The last component of any forecast is communication and associated actions. The synoptic forecast was more than adequate with an Enhanced Outlook (3/5) from the SPC and a Moderate (4/5) the morning/afternoon of the tornado outbreak. NWS Memphis and Paducah issued tornado warnings for the entire storm with often over 45 minutes of lead time. An additional Tornado Emergency for Mayfield with another 5 minutes of lead time (smaller red warning box in radar images). Yet, 50 people were killed when sheltering in the factory they worked in, following the NWS protocols of being in a building, interior room, lying or crouched down. Eventually, farmers will probably find the remains of the people whose solidly built houses are now just concrete slabs. I have read of similar situations for other EF-4 and -5 tornado fatalities where people follow these guidelines, which, I think, leads to meteorology as a whole needing to develop a new set of protocols for these extreme storms. Now that we can reasonably foresee such extreme tornado outbreaks hours to days in the future, we could have severe weather days where an entire region could plan to spend a few hours in designated regional storm shelters designed to withstand an EF-5 tornado. People are a society’s most important resource. Would foregoing one day of productivity every few years when an extreme tornado threat arises be worth avoiding a mass casualty event? Similar evacuation actions are taken for wildfires, hurricanes, and floods. Can we institute an action plan for rural, often poor areas in the Great Plains and South?
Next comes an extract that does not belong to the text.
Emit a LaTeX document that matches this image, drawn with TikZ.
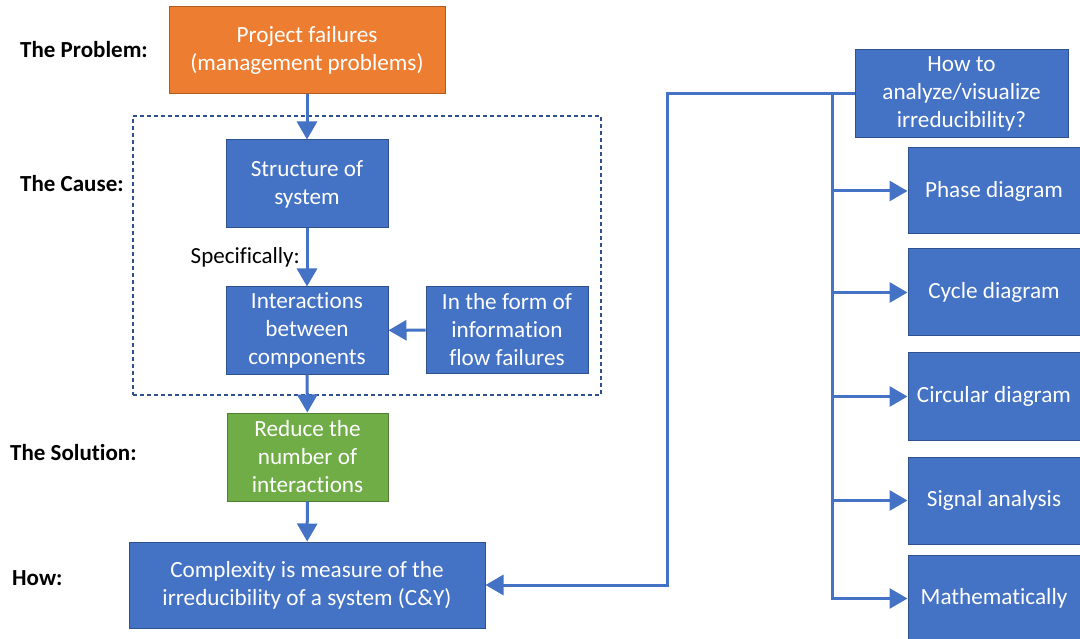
\documentclass[tikz,border=0pt]{standalone}
\usepackage{fontspec}
\setmainfont{Carlito}[Ligatures=NoCommon]
\usepackage{xcolor}
\usetikzlibrary{arrows.meta,positioning}

\definecolor{boxblue}{HTML}{4472C4}
\definecolor{edgeblue}{HTML}{2F528F}
\definecolor{boxorange}{HTML}{ED7D31}
\definecolor{edgeorange}{HTML}{AE5A21}
\definecolor{boxgreen}{HTML}{70AD47}
\definecolor{edgegreen}{HTML}{507E32}

\tikzset{
  block/.style={draw=edgeblue, fill=boxblue, line width=1pt, text=white,
    align=center, inner sep=2pt, font=\fontsize{23.2}{28}\selectfont},
  flow/.style={boxblue, line width=3pt, -{Triangle[length=18pt,width=20pt]}},
  stage/.style={anchor=west, inner sep=0pt, font=\fontsize{23}{28}\selectfont\bfseries},
}

\begin{document}
\begin{tikzpicture}[x=1pt,y=-1pt]
    \useasboundingbox (0,0) rectangle (1080,639);
    \clip (0,0) rectangle (1080,639);

    % dashed frame round the cause
    \node[draw=edgeblue, line width=1.1pt, dash pattern=on 4pt off 3pt,
      minimum width=468pt, minimum height=279pt, inner sep=0pt] (cause) at (367,255.5) {};

    % left column
    \node[block, fill=boxorange, draw=edgeorange, minimum width=276pt, minimum height=87pt]
      (problem) at (307,50.5) {Project failures\\(management problems)};
    \node[block, minimum width=162pt, minimum height=88pt]
      (structure) at (307,184) {Structure of\\system};
    \node[block, minimum width=162pt, minimum height=87pt]
      (interact) at (307,330.5) {Interactions\\between\\components};
    \node[block, minimum width=162pt, minimum height=86pt]
      (infoflow) at (507,330) {In the form of\\information\\flow failures};
    \node[block, fill=boxgreen, draw=edgegreen, minimum width=161pt, minimum height=88pt]
      (reduce) at (307.5,457) {Reduce the\\number of\\interactions};
    \node[block, minimum width=356pt, minimum height=86pt]
      (measure) at (307,585) {Complexity is measure of the\\irreducibility of a system (C\&Y)};

    \node[anchor=east, inner sep=0pt, font=\fontsize{23}{28}\selectfont] (specific) at (300,257) {Specifically:};

    \node[stage] (lproblem) at (20,50) {The Problem:};
    \node[stage] (lcause) at (20,184) {The Cause:};
    \node[stage] (lsolution) at (10,453) {The Solution:};
    \node[stage] (lhow) at (12,578) {How:};

    % right column
    \node[block, minimum width=213pt, minimum height=88pt]
      (ask) at (961.5,94) {How to\\analyze/visualize\\irreducibility?};
    \node[block, minimum width=172pt, minimum height=86pt] (phase) at (994,191) {Phase diagram};
    \node[block, minimum width=172pt, minimum height=87pt] (cycle) at (994,292.5) {Cycle diagram};
    \node[block, minimum width=172pt, minimum height=87pt] (circular) at (994,396.5) {Circular diagram};
    \node[block, minimum width=172pt, minimum height=87pt] (signal) at (994,500.5) {Signal analysis};
    \node[block, minimum width=172pt, minimum height=87pt] (maths) at (994,598.5) {Mathematically};

    \coordinate (split) at (667,94);
    \coordinate (trunk) at (832,94);

    \draw[flow] (problem) -- (structure);
    \draw[flow] (structure) -- (interact);
    \draw[flow] (infoflow) -- (interact);
    \draw[flow] (interact) -- (reduce);
    \draw[flow] (reduce) -- (measure);
    \draw[flow] (ask.west) -- (split) |- (measure.east);
    \foreach \target in {phase,cycle,circular,signal,maths}
      \draw[flow] (trunk) |- (\target.west);
\end{tikzpicture}
\end{document}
If not, scotch yourself for more tornado fatalities where we sorrowfully stare at each other and think, “We did all we could,” or point our eyes skyward and simply question, “Why?”

1 comment:

  1. I was just in this area for a work trip this week and saw where i believe the torando crossed the interstate 69 NE of Mayfield/Dawson, near a town called Mortons gap. All trees flattened, with lots uprooted as well. I stopped by a whisky distillery and they told me some stories of helping with the rescue/cleanup. Two workers home's were destroyed, and they helped with a man who was thrown from his guest house as it collapsed, but he somehow survived. It tore up roads and pipes that were mounted in the lake near his home.